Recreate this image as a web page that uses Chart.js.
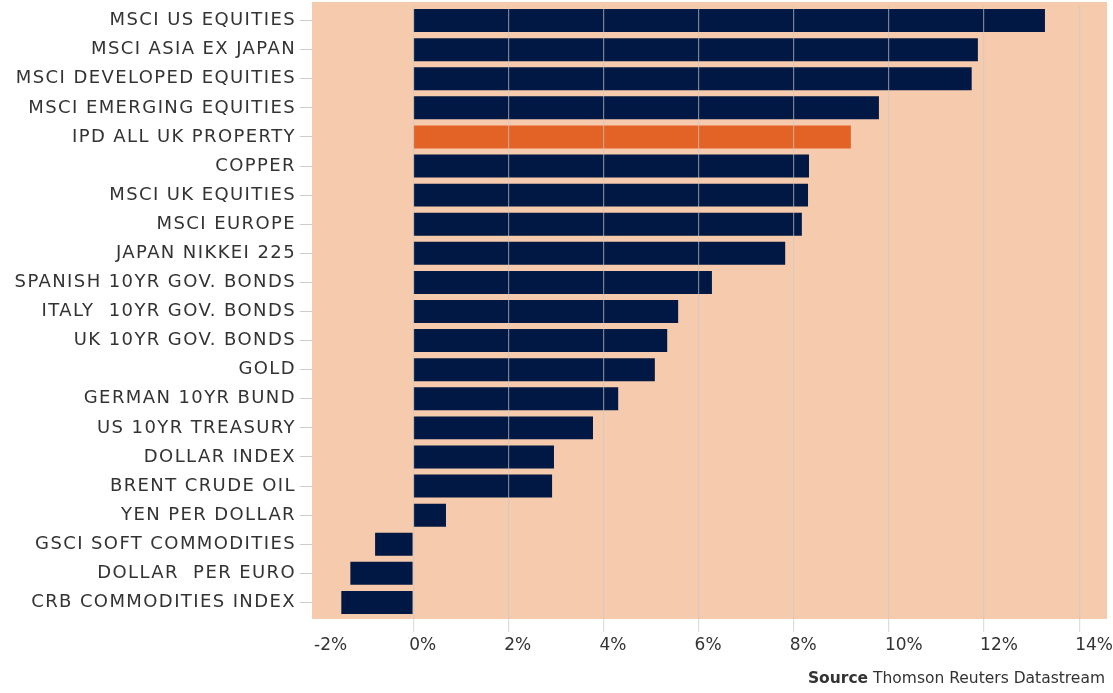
<!DOCTYPE html>
<html>
<head>
<meta charset="utf-8">
<script src="https://cdn.jsdelivr.net/npm/chart.js@4/dist/chart.umd.min.js"></script>
<style>
  html, body { margin: 0; padding: 0; background: #ffffff; }
  #wrap { position: relative; width: 1113px; height: 693px; }
  #source { position: absolute; right: 8px; top: 669px; font-family: "DejaVu Sans", sans-serif; font-size: 15.5px; color: #333333; white-space: nowrap; }
  #source b { font-weight: bold; }
</style>
</head>
<body>
<div id="wrap">
  <canvas id="c" width="1113" height="693"></canvas>
  <div id="source"><b>Source</b> Thomson Reuters Datastream</div>
</div>
<script>
const categories = [
  "MSCI US EQUITIES",
  "MSCI ASIA EX JAPAN",
  "MSCI DEVELOPED EQUITIES",
  "MSCI EMERGING EQUITIES",
  "IPD ALL UK PROPERTY",
  "COPPER",
  "MSCI UK EQUITIES",
  "MSCI EUROPE",
  "JAPAN NIKKEI 225",
  "SPANISH 10YR GOV. BONDS",
  "ITALY  10YR GOV. BONDS",
  "UK 10YR GOV. BONDS",
  "GOLD",
  "GERMAN 10YR BUND",
  "US 10YR TREASURY",
  "DOLLAR INDEX",
  "BRENT CRUDE OIL",
  "YEN PER DOLLAR",
  "GSCI SOFT COMMODITIES",
  "DOLLAR  PER EURO",
  "CRB COMMODITIES INDEX"
];
const returns = [13.28, 11.87, 11.74, 9.79, 9.20, 8.32, 8.30, 8.17, 7.82, 6.28, 5.57, 5.34, 5.08, 4.31, 3.78, 2.96, 2.92, 0.69, -0.80, -1.32, -1.51];
const highlightCategory = "IPD ALL UK PROPERTY";
const xTicks = [-2, 0, 2, 4, 6, 8, 10, 12, 14];

const NAVY = "#001843";
const ORANGE = "#E36326";
const PEACH = "#F5CAAD";
const FONT = "DejaVu Sans";

const barColors = categories.map(c => c === highlightCategory ? ORANGE : NAVY);

const bgPlugin = {
  id: "plotBg",
  beforeDraw(chart) {
    chart.ctx.letterSpacing = "1.4px";
  },
  beforeDatasetsDraw(chart) {
    const a = chart.chartArea;
    const ctx = chart.ctx;
    ctx.save();
    ctx.fillStyle = PEACH;
    ctx.fillRect(a.left - 6, a.top - 4, (a.right - a.left) + 10, (a.bottom - a.top) + 6);
    ctx.restore();
  },
  afterDatasetsDraw(chart) {
    chart.ctx.letterSpacing = "0px";
  }
};

new Chart(document.getElementById("c"), {
  type: "bar",
  data: {
    labels: categories,
    datasets: [{
      data: returns,
      backgroundColor: barColors,
      borderWidth: 0,
      barPercentage: 1.0,
      categoryPercentage: 0.79
    }]
  },
  plugins: [bgPlugin],
  options: {
    indexAxis: "y",
    responsive: false,
    animation: false,
    layout: { padding: { top: 6, right: 10, bottom: 0, left: 0 } },
    plugins: { legend: { display: false }, tooltip: { enabled: false } },
    scales: {
      x: {
        type: "linear",
        min: -2,
        max: 14.5,
        afterBuildTicks(scale) { scale.ticks = xTicks.map(v => ({ value: v })); },
        afterFit(scale) { scale.height = 76; scale.paddingLeft = 0; scale.paddingRight = 0; },
        border: { display: false },
        grid: {
          z: 1,
          color: (ctx) => (ctx.tick && ctx.tick.value === -2) ? "rgba(0,0,0,0)" : "rgba(200,200,200,0.6)",
          lineWidth: 1.2,
          tickLength: 15,
          drawOnChartArea: true
        },
        ticks: {
          z: 1,
          align: "start",
          labelOffset: -4,
          padding: 3,
          color: "#333333",
          font: { family: FONT, size: 17 },
          callback: (v) => v + "%"
        }
      },
      y: {
        afterFit(scale) { scale.width = 318; scale.paddingTop = 0; scale.paddingBottom = 0; },
        border: { display: false },
        grid: {
          offset: false,
          drawOnChartArea: false,
          color: "#cccccc",
          tickLength: 18
        },
        ticks: {
          padding: 4,
          color: "#333333",
          font: { family: FONT, size: 18 }
        }
      }
    }
  }
});
</script>
</body>
</html>
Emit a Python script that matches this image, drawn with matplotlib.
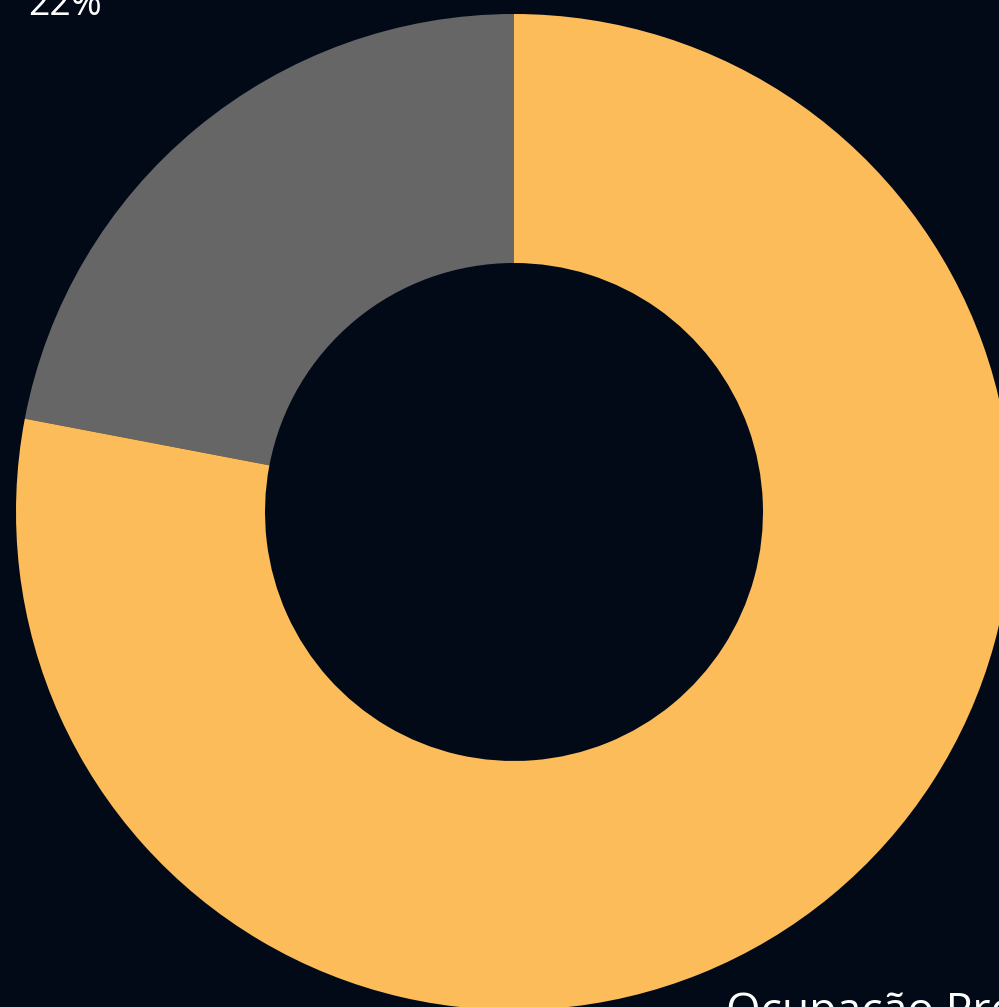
import matplotlib
matplotlib.use("Agg")
import matplotlib.pyplot as plt

categories = ["Disponível", "Ocupação Projetada"]
values = [22, 78]
colors = ["#666666", "#FDBC5A"]
bg = "#020A18"

fig = plt.figure(figsize=(9.99, 10.07), dpi=100)
fig.patch.set_facecolor(bg)
W, H = 999, 1007
cx, cy, R = 514, 512, 498
ax = fig.add_axes([(cx - R) / W, (H - cy - R) / H, 2 * R / W, 2 * R / H])
ax.set_facecolor(bg)
ax.pie(values, colors=colors, startangle=90, counterclock=True, radius=1,
       wedgeprops=dict(width=0.5, edgecolor="none", linewidth=0))
ax.set_xlim(-1, 1)
ax.set_ylim(-1, 1)
ax.set_aspect("equal")
ax.axis("off")

font = ["Open Sans", "DejaVu Sans"]
fig.text(28 / W, 1 - 15 / H, f"{values[0]}%", color="white", fontsize=27,
         family=font, fontweight="normal", ha="left", va="baseline")
fig.text(726 / W, 1 - 1024 / H, categories[1], color="white", fontsize=32,
         family=font, fontweight="normal", ha="left", va="baseline")

fig.savefig("out.png", dpi=100, facecolor=bg)
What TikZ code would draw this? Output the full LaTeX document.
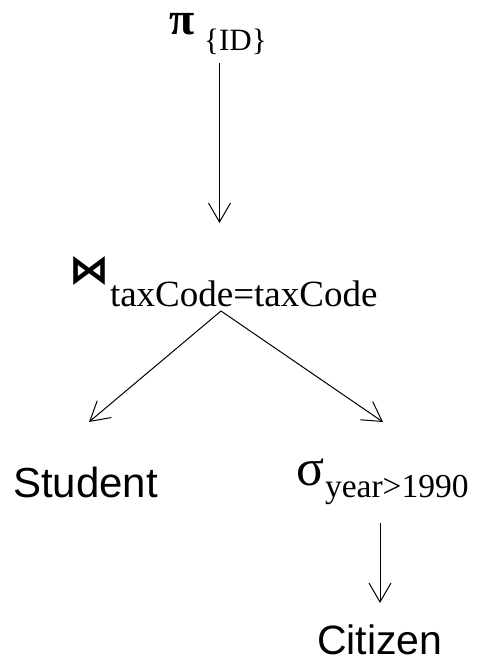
\documentclass[tikz,border=0pt]{standalone}
\usepackage{fontspec}
\setmainfont{Liberation Serif}
\newfontfamily\arialfont{Liberation Sans}
\newfontfamily\symfont{DejaVu Sans}
\usetikzlibrary{arrows.meta}
\begin{document}
\begin{tikzpicture}[x=1pt,y=1pt,
  lbl/.style={inner sep=0pt, outer sep=0pt, anchor=base west},
  arr/.style={line width=1pt, -{Straight Barb[length=19pt,width=22pt,line width=1pt]}}]
\useasboundingbox (0,0) rectangle (477,-659);
% nodes
\node[lbl] (pi) at (169,-34) {{\bfseries\fontsize{46}{46}\selectfont π}\hspace{10pt}\raisebox{-16pt}{\fontsize{31}{31}\selectfont\{ID\}}};
\node[lbl] (join) at (69,-283) {{\symfont\bfseries\fontsize{40}{40}\selectfont ⋈}\hspace{1pt}\raisebox{-23pt}{\fontsize{37}{37}\selectfont taxCode=taxCode}};
\node[lbl] (student) at (13,-497) {\arialfont\fontsize{42}{42}\selectfont Student};
\node[lbl] (sigma) at (296,-485) {{\fontsize{52}{52}\selectfont σ}\hspace{1pt}\raisebox{-12pt}{\fontsize{33.5}{33.5}\selectfont year>1990}};
\node[lbl] (citizen) at (317,-654) {\arialfont\fontsize{41}{41}\selectfont Citizen};
% connector ends
\coordinate (piout) at (219.5,-63);
\coordinate (joinin) at (219.5,-223);
\coordinate (joinout) at (221,-311);
\coordinate (studentin) at (89,-422);
\coordinate (sigmain) at (383,-422);
\coordinate (sigmaout) at (380,-523);
\coordinate (citizenin) at (380,-603);
% connectors
\draw[arr] (piout) -- (joinin);
\draw[arr] (joinout) -- (studentin);
\draw[arr] (joinout) -- (sigmain);
\draw[arr] (sigmaout) -- (citizenin);
\end{tikzpicture}
\end{document}
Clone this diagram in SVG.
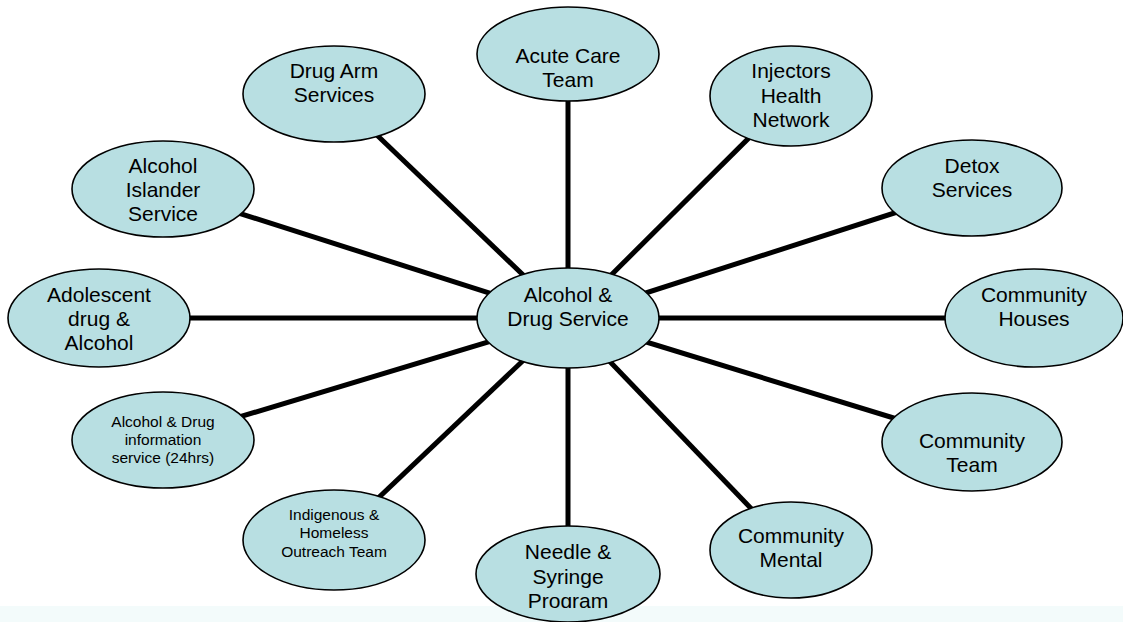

Problem to solve: Every entry above needs to be retyped exactly; drop the pictures.

Result of this exercise:
Recreate this image as a web page that uses Chart.js.
<!DOCTYPE html>
<html>
<head>
<meta charset="utf-8">
<script src="https://cdn.jsdelivr.net/npm/chart.js@4/dist/chart.umd.min.js"></script>
<style>
  html, body { margin: 0; padding: 0; background: #ffffff; }
  #wrap { position: relative; width: 1113px; height: 693px; }
  #source { position: absolute; right: 8px; top: 669px; font-family: "DejaVu Sans", sans-serif; font-size: 15.5px; color: #333333; white-space: nowrap; }
  #source b { font-weight: bold; }
</style>
</head>
<body>
<div id="wrap">
  <canvas id="c" width="1113" height="693"></canvas>
  <div id="source"><b>Source</b> Thomson Reuters Datastream</div>
</div>
<script>
const categories = [
  "MSCI US EQUITIES",
  "MSCI ASIA EX JAPAN",
  "MSCI DEVELOPED EQUITIES",
  "MSCI EMERGING EQUITIES",
  "IPD ALL UK PROPERTY",
  "COPPER",
  "MSCI UK EQUITIES",
  "MSCI EUROPE",
  "JAPAN NIKKEI 225",
  "SPANISH 10YR GOV. BONDS",
  "ITALY  10YR GOV. BONDS",
  "UK 10YR GOV. BONDS",
  "GOLD",
  "GERMAN 10YR BUND",
  "US 10YR TREASURY",
  "DOLLAR INDEX",
  "BRENT CRUDE OIL",
  "YEN PER DOLLAR",
  "GSCI SOFT COMMODITIES",
  "DOLLAR  PER EURO",
  "CRB COMMODITIES INDEX"
];
const returns = [13.28, 11.87, 11.74, 9.79, 9.20, 8.32, 8.30, 8.17, 7.82, 6.28, 5.57, 5.34, 5.08, 4.31, 3.78, 2.96, 2.92, 0.69, -0.80, -1.32, -1.51];
const highlightCategory = "IPD ALL UK PROPERTY";
const xTicks = [-2, 0, 2, 4, 6, 8, 10, 12, 14];

const NAVY = "#001843";
const ORANGE = "#E36326";
const PEACH = "#F5CAAD";
const FONT = "DejaVu Sans";

const barColors = categories.map(c => c === highlightCategory ? ORANGE : NAVY);

const bgPlugin = {
  id: "plotBg",
  beforeDraw(chart) {
    chart.ctx.letterSpacing = "1.4px";
  },
  beforeDatasetsDraw(chart) {
    const a = chart.chartArea;
    const ctx = chart.ctx;
    ctx.save();
    ctx.fillStyle = PEACH;
    ctx.fillRect(a.left - 6, a.top - 4, (a.right - a.left) + 10, (a.bottom - a.top) + 6);
    ctx.restore();
  },
  afterDatasetsDraw(chart) {
    chart.ctx.letterSpacing = "0px";
  }
};

new Chart(document.getElementById("c"), {
  type: "bar",
  data: {
    labels: categories,
    datasets: [{
      data: returns,
      backgroundColor: barColors,
      borderWidth: 0,
      barPercentage: 1.0,
      categoryPercentage: 0.79
    }]
  },
  plugins: [bgPlugin],
  options: {
    indexAxis: "y",
    responsive: false,
    animation: false,
    layout: { padding: { top: 6, right: 10, bottom: 0, left: 0 } },
    plugins: { legend: { display: false }, tooltip: { enabled: false } },
    scales: {
      x: {
        type: "linear",
        min: -2,
        max: 14.5,
        afterBuildTicks(scale) { scale.ticks = xTicks.map(v => ({ value: v })); },
        afterFit(scale) { scale.height = 76; scale.paddingLeft = 0; scale.paddingRight = 0; },
        border: { display: false },
        grid: {
          z: 1,
          color: (ctx) => (ctx.tick && ctx.tick.value === -2) ? "rgba(0,0,0,0)" : "rgba(200,200,200,0.6)",
          lineWidth: 1.2,
          tickLength: 15,
          drawOnChartArea: true
        },
        ticks: {
          z: 1,
          align: "start",
          labelOffset: -4,
          padding: 3,
          color: "#333333",
          font: { family: FONT, size: 17 },
          callback: (v) => v + "%"
        }
      },
      y: {
        afterFit(scale) { scale.width = 318; scale.paddingTop = 0; scale.paddingBottom = 0; },
        border: { display: false },
        grid: {
          offset: false,
          drawOnChartArea: false,
          color: "#cccccc",
          tickLength: 18
        },
        ticks: {
          padding: 4,
          color: "#333333",
          font: { family: FONT, size: 18 }
        }
      }
    }
  }
});
</script>
</body>
</html>
Emit a Python script that matches this image, drawn with matplotlib.
import matplotlib
matplotlib.use("Agg")
import matplotlib.pyplot as plt

categories = ["Disponível", "Ocupação Projetada"]
values = [22, 78]
colors = ["#666666", "#FDBC5A"]
bg = "#020A18"

fig = plt.figure(figsize=(9.99, 10.07), dpi=100)
fig.patch.set_facecolor(bg)
W, H = 999, 1007
cx, cy, R = 514, 512, 498
ax = fig.add_axes([(cx - R) / W, (H - cy - R) / H, 2 * R / W, 2 * R / H])
ax.set_facecolor(bg)
ax.pie(values, colors=colors, startangle=90, counterclock=True, radius=1,
       wedgeprops=dict(width=0.5, edgecolor="none", linewidth=0))
ax.set_xlim(-1, 1)
ax.set_ylim(-1, 1)
ax.set_aspect("equal")
ax.axis("off")

font = ["Open Sans", "DejaVu Sans"]
fig.text(28 / W, 1 - 15 / H, f"{values[0]}%", color="white", fontsize=27,
         family=font, fontweight="normal", ha="left", va="baseline")
fig.text(726 / W, 1 - 1024 / H, categories[1], color="white", fontsize=32,
         family=font, fontweight="normal", ha="left", va="baseline")

fig.savefig("out.png", dpi=100, facecolor=bg)
What TikZ code would draw this? Output the full LaTeX document.
\documentclass[tikz,border=0pt]{standalone}
\usepackage{fontspec}
\setmainfont{Liberation Serif}
\newfontfamily\arialfont{Liberation Sans}
\newfontfamily\symfont{DejaVu Sans}
\usetikzlibrary{arrows.meta}
\begin{document}
\begin{tikzpicture}[x=1pt,y=1pt,
  lbl/.style={inner sep=0pt, outer sep=0pt, anchor=base west},
  arr/.style={line width=1pt, -{Straight Barb[length=19pt,width=22pt,line width=1pt]}}]
\useasboundingbox (0,0) rectangle (477,-659);
% nodes
\node[lbl] (pi) at (169,-34) {{\bfseries\fontsize{46}{46}\selectfont π}\hspace{10pt}\raisebox{-16pt}{\fontsize{31}{31}\selectfont\{ID\}}};
\node[lbl] (join) at (69,-283) {{\symfont\bfseries\fontsize{40}{40}\selectfont ⋈}\hspace{1pt}\raisebox{-23pt}{\fontsize{37}{37}\selectfont taxCode=taxCode}};
\node[lbl] (student) at (13,-497) {\arialfont\fontsize{42}{42}\selectfont Student};
\node[lbl] (sigma) at (296,-485) {{\fontsize{52}{52}\selectfont σ}\hspace{1pt}\raisebox{-12pt}{\fontsize{33.5}{33.5}\selectfont year>1990}};
\node[lbl] (citizen) at (317,-654) {\arialfont\fontsize{41}{41}\selectfont Citizen};
% connector ends
\coordinate (piout) at (219.5,-63);
\coordinate (joinin) at (219.5,-223);
\coordinate (joinout) at (221,-311);
\coordinate (studentin) at (89,-422);
\coordinate (sigmain) at (383,-422);
\coordinate (sigmaout) at (380,-523);
\coordinate (citizenin) at (380,-603);
% connectors
\draw[arr] (piout) -- (joinin);
\draw[arr] (joinout) -- (studentin);
\draw[arr] (joinout) -- (sigmain);
\draw[arr] (sigmaout) -- (citizenin);
\end{tikzpicture}
\end{document}
Clone this diagram in SVG.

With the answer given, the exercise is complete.